My theory is that people like the aforementioned, who grew up more or less believing that our system is, while flawed, essentially good, would not be able to carry on with their lives as they live them now, if they faced up to the truth of our situation, if they honestly allowed themselves to admit just what monstrous inhumanity it is we in the West benefit from.

Whereas we, who never believed in the system, are mostly content to shrug our shoulders and turn the volume up to 29 or - in my, only slightly more admirable case - post an occasional one-note rant for an audience of, maybe, a couple of hundred.
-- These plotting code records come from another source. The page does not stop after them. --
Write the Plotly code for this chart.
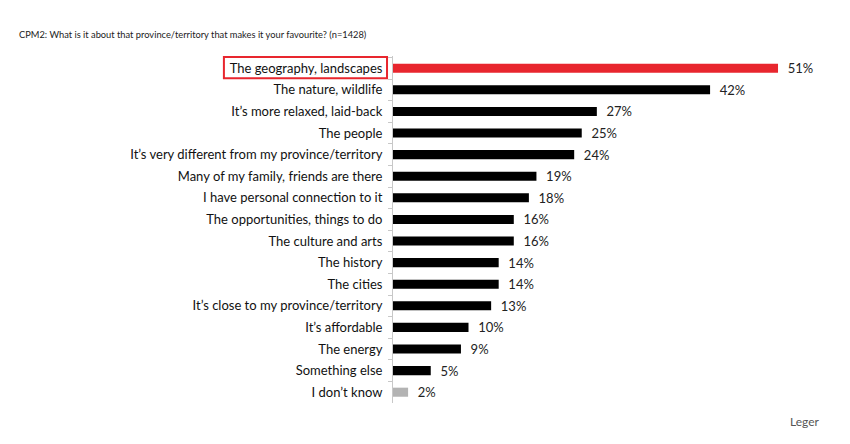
import plotly.graph_objects as go

categories = [
    "The geography, landscapes",
    "The nature, wildlife",
    "It\u2019s more relaxed, laid-back",
    "The people",
    "It\u2019s very different from my province/territory",
    "Many of my family, friends are there",
    "I have personal connection to it",
    "The opportunities, things to do",
    "The culture and arts",
    "The history",
    "The cities",
    "It\u2019s close to my province/territory",
    "It\u2019s affordable",
    "The energy",
    "Something else",
    "I don\u2019t know",
]
values = [51, 42, 27, 25, 24, 19, 18, 16, 16, 14, 14, 13, 10, 9, 5, 2]
value_labels = [f"{v}%" for v in values]

RED = "#e8262e"
BLACK = "#000000"
GREY = "#b3b3b3"
colors = [RED] + [BLACK] * (len(values) - 2) + [GREY]

FONT = "Lato"

fig = go.Figure()
fig.add_trace(go.Bar(
    y=categories,
    x=values,
    orientation="h",
    marker=dict(color=colors, line=dict(width=0)),
    width=0.42,
    text=value_labels,
    texttemplate="  %{text}",
    textposition="outside",
    constraintext="none",
    cliponaxis=False,
    textfont=dict(family=FONT, size=13, color="#222222"),
    hoverinfo="skip",
))

fig.update_layout(
    width=842,
    height=436,
    margin=dict(l=385, r=30, t=48, b=41),
    paper_bgcolor="white",
    plot_bgcolor="white",
    showlegend=False,
    xaxis=dict(
        range=[0, 56.56],
        showgrid=False,
        zeroline=False,
        showticklabels=False,
        showline=False,
        fixedrange=True,
    ),
    yaxis=dict(
        autorange="reversed",
        showgrid=False,
        showline=True,
        linecolor="#c8c8c8",
        linewidth=1,
        ticks="outside",
        tickson="boundaries",
        ticklen=4,
        tickcolor="#c8c8c8",
        tickfont=dict(family=FONT, size=13, color="#111111"),
        ticklabelstandoff=7,
        fixedrange=True,
    ),
    annotations=[
        dict(
            text="CPM2: What is it about that province/territory that makes it your favourite? (n=1428)",
            xref="paper", yref="paper",
            x=-0.8806, y=1.0,
            xanchor="left", yanchor="bottom",
            yshift=14,
            showarrow=False,
            font=dict(family=FONT, size=9.3, color="#222222"),
        ),
        dict(
            text="Leger",
            xref="paper", yref="paper",
            x=1.005, y=0,
            xanchor="right", yanchor="top",
            yshift=-9,
            showarrow=False,
            font=dict(family=FONT, size=12, color="#555555"),
        ),
    ],
    shapes=[
        dict(
            type="rect",
            xref="paper", yref="y",
            x0=-0.396, x1=-0.014,
            y0=-0.52, y1=0.46,
            line=dict(color=RED, width=2),
            fillcolor="rgba(0,0,0,0)",
        ),
    ],
)

fig.write_html("out.html")
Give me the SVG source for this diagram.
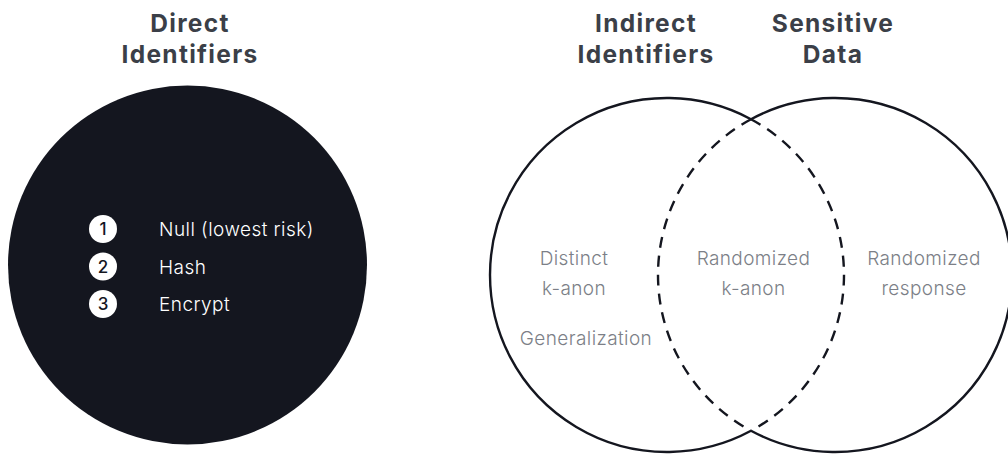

Is it our relative comfort that makes it so easy to just shrug and hope things get better? Why the hell aren't we going out there to be heroes?

Re: Ho hum

Date: 2006-03-04 03:11 pm (UTC)
From: [identity profile] cool-hand89.livejournal.com
But I'm starting to sound my note again, when I meant to offer up a theory as to why people like coolhand89 are, in fact, in denial of the elephant crowding up the entire first floor.


Who's in denial? About what? Just because I don't share the left's paranoid fantasies about Bush and his ilk doesn't mean that I have to like what they're doing in Iraq.

My theory is that people like the aforementioned, who grew up more or less believing that our system is, while flawed, essentially good, would not be able to carry on with their lives as they live them now, if they faced up to the truth of our situation, if they honestly allowed themselves to admit just what monstrous inhumanity it is we in the West benefit from.


I suppose that if I believed that "we in the West" benefited from "monstrous inhumanity", I might find it impossible to carry on with my life as I live it now. But we've been through that before, and you have not made your case. That is, you can't really accuse me of living in denial. I've been presented with the facts and evidence, and I've arrived at a reasoned conclusion on such matters. Don't pretend that disagreement with your theories entails living with blinders on.

In any case, my "one note" charge was really an objection to your use of the cartoon controversy as yet another excuse to beat the drum on Bush. For you, the controversy wasn't to be taken seriously in its own right: it could only be seen as another weapon for use in the anti-Bush war.

A friend of mine is a devout Muslim and a Canadian patriot. He was highly offended by the cartoons, and he claimed that 99.9% of the world's 1 billion plus Muslims were also offended. He was also dismayed by the reaction of the Danish government, which was, initially, quite dismissive of Muslim concerns.

There is a serious and important conversation to be had with him and other Muslims about these matters, about free speech, democracy and blasphemy, and no one in the conversation needs to mention the White House or George Bush. For you, however, it seems the conversation need never take place. Better to use the affair to beat up on George (although it was deeply embarassing for him and prejudicial to his projects).

Why is that? It's probably because you don't understand or care about matters religious, which is fair enough. But don't claim to speak to the only "real" issues in the room when you go on about Bush and friends while using a religious controversy as the pretext.